--- start Source material ---
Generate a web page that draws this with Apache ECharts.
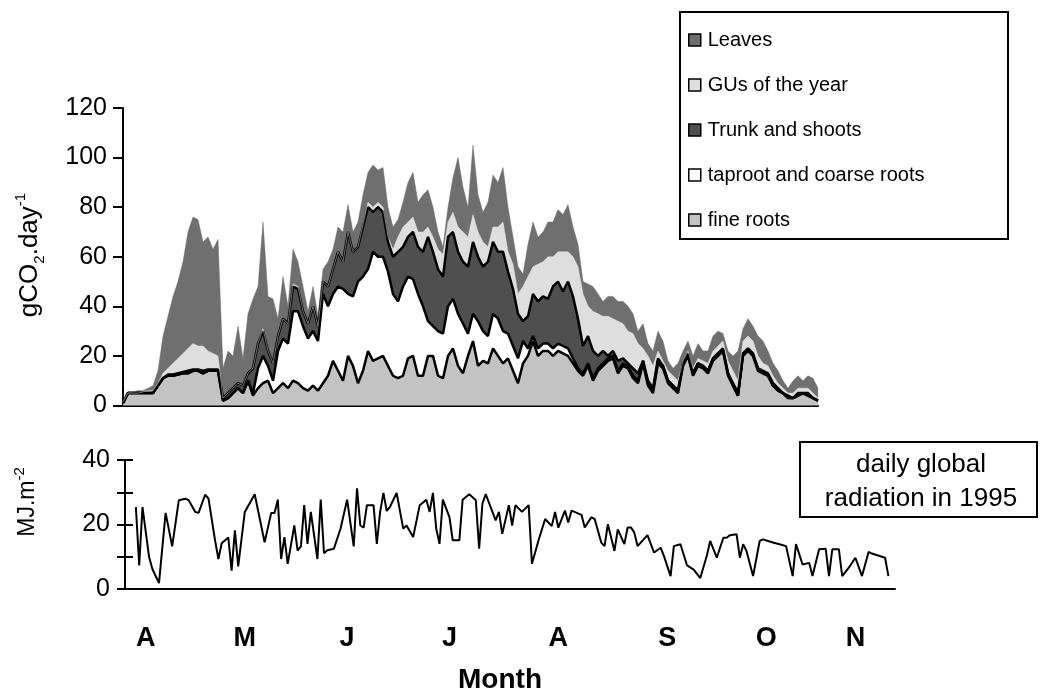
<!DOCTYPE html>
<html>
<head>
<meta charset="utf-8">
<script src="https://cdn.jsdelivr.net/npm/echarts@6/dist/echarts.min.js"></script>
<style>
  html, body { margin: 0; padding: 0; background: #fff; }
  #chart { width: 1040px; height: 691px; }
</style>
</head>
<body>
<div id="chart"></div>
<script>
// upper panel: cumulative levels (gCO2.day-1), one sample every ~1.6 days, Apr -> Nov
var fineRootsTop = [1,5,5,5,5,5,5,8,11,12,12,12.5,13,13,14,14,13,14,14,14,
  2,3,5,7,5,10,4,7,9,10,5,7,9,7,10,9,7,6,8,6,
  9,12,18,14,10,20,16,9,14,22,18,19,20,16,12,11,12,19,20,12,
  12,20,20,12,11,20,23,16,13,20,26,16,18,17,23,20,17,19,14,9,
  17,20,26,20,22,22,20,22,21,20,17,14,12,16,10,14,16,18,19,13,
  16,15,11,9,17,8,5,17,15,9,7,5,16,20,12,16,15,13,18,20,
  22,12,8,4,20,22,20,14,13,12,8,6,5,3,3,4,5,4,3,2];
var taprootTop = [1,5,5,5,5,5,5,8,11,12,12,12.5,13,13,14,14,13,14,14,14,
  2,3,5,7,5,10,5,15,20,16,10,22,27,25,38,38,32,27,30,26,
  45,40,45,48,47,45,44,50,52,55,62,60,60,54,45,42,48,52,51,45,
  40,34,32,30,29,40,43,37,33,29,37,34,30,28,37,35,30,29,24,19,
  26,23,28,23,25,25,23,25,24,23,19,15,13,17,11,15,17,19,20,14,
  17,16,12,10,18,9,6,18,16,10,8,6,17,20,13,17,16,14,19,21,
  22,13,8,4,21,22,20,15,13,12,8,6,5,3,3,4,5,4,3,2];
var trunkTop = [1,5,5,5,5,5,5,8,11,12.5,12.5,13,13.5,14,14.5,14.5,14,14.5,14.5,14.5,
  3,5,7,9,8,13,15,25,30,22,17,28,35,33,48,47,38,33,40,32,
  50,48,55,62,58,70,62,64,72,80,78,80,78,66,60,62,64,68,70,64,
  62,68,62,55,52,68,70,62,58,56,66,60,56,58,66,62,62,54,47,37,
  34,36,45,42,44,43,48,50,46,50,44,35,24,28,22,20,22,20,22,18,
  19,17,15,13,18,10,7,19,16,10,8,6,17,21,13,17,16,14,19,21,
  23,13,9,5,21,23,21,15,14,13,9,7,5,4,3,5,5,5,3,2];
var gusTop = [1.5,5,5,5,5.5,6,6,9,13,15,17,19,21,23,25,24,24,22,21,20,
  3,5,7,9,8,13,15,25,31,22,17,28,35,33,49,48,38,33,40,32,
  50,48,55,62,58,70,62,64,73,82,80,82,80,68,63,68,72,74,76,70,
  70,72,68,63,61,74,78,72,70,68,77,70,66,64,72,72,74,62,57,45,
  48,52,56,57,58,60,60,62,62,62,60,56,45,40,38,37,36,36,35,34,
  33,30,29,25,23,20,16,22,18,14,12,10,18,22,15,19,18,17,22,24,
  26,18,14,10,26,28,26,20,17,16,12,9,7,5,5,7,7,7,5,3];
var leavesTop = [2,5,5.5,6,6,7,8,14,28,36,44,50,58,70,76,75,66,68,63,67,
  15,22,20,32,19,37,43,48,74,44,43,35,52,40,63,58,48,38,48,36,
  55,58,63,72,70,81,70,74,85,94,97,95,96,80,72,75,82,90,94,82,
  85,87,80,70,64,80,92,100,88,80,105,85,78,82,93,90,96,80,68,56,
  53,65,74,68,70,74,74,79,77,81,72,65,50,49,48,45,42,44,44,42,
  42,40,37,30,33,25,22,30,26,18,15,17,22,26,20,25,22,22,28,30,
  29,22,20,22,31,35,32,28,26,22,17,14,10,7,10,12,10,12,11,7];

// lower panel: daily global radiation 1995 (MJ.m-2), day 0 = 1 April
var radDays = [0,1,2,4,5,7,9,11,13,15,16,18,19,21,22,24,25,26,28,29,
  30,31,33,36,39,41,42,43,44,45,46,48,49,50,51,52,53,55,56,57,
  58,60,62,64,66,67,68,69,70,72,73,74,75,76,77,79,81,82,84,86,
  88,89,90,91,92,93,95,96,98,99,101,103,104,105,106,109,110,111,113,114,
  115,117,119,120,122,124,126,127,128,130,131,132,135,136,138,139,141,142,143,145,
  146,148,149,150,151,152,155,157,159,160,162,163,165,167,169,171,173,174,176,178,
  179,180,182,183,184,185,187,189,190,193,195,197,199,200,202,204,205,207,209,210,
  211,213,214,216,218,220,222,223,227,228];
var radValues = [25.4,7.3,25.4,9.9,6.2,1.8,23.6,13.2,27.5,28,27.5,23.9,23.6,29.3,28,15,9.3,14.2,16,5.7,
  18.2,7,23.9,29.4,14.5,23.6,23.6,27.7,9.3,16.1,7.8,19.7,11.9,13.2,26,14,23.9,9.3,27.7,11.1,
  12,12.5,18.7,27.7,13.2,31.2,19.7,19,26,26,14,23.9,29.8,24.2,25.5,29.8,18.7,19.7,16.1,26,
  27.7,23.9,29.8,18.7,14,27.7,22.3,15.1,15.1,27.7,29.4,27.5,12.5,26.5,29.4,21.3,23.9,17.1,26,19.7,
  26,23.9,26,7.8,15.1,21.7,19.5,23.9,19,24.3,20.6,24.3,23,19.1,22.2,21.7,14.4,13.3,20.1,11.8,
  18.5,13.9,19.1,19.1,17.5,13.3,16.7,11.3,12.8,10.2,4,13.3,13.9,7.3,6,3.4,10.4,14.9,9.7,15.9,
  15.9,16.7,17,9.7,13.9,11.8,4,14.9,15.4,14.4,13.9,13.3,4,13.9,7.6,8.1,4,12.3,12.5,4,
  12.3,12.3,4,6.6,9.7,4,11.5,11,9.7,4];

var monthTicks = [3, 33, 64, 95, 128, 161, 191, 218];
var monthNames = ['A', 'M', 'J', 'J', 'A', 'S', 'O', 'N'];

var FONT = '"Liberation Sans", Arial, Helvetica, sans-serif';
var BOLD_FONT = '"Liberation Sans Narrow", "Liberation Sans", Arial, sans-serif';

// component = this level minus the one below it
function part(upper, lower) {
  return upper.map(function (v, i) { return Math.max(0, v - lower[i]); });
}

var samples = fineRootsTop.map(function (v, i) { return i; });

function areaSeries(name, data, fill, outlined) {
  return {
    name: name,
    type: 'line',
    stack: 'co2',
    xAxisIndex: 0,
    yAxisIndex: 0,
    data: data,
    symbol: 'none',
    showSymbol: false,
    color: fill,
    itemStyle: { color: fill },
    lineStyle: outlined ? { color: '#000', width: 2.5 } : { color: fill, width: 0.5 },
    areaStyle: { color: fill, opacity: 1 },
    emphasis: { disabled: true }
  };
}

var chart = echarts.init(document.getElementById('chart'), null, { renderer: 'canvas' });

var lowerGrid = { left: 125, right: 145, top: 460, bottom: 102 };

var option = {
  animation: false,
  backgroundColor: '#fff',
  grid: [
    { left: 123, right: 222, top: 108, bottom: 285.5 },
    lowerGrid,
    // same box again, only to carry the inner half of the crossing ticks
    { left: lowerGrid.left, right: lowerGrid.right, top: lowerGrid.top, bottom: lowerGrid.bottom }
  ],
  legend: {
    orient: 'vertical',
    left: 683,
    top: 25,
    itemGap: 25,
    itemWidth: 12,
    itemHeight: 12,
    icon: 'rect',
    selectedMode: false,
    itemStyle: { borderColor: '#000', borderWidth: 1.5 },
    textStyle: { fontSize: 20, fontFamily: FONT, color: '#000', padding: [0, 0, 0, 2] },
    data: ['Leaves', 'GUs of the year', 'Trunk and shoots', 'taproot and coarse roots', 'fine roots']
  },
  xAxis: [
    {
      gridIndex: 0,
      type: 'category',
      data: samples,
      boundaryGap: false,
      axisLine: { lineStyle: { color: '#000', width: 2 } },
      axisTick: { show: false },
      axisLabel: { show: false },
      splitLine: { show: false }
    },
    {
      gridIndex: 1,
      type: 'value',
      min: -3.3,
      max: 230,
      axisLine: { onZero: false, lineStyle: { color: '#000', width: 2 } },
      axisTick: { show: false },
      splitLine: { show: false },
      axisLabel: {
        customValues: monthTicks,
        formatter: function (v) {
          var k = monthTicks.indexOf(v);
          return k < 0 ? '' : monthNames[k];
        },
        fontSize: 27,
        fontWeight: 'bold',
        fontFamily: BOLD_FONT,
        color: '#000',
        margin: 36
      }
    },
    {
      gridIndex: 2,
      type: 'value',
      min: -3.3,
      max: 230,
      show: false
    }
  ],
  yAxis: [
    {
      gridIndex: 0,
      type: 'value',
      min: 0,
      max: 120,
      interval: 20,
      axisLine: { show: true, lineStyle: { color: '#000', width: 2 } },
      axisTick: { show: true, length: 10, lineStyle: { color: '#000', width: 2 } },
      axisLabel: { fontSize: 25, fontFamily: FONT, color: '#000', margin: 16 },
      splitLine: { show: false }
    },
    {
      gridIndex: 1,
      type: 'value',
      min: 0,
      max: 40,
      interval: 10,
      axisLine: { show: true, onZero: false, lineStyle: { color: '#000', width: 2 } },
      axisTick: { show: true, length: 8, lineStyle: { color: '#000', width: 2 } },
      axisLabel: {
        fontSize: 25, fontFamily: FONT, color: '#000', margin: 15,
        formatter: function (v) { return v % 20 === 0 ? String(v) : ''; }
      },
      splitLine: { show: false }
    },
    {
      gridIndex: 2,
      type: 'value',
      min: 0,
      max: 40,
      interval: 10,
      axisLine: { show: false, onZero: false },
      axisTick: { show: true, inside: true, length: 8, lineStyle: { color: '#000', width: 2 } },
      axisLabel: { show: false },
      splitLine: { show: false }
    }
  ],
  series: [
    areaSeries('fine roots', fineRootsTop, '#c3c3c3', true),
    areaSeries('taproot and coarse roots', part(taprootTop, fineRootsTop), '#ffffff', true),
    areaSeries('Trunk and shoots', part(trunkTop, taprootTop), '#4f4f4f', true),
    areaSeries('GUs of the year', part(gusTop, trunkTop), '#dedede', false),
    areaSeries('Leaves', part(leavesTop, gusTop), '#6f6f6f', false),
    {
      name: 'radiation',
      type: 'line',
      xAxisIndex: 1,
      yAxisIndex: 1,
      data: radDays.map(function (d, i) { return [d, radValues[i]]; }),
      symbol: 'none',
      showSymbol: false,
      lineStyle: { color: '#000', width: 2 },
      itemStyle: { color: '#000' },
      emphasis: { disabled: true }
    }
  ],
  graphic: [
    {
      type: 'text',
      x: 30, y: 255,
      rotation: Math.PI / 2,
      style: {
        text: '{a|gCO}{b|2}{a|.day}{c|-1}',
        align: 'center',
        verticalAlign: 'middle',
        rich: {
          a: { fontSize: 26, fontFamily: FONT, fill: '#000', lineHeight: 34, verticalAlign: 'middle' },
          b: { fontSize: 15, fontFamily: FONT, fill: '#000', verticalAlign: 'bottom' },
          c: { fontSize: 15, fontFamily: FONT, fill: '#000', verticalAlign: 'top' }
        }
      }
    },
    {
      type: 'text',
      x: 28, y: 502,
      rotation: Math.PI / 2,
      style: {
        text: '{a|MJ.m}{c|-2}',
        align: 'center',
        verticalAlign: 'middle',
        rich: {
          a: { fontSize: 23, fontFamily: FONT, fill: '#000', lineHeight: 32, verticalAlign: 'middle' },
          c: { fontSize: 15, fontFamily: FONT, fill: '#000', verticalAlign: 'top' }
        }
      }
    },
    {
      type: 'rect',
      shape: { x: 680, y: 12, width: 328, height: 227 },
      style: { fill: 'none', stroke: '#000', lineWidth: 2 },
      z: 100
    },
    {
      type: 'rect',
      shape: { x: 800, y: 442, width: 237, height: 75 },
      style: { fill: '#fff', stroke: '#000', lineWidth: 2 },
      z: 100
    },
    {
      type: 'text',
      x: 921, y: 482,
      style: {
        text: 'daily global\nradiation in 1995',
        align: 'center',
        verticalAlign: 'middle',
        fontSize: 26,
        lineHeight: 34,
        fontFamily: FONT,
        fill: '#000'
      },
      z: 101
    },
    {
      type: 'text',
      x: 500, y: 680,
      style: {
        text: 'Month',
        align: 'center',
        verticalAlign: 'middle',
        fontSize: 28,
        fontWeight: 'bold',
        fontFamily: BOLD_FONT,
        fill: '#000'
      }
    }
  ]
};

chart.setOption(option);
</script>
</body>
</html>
--- end Source material ---
» **Goal**
The word "this" may appear on some lines. Report how many lines hold it, giving the number alone.

» **Exercise result**
2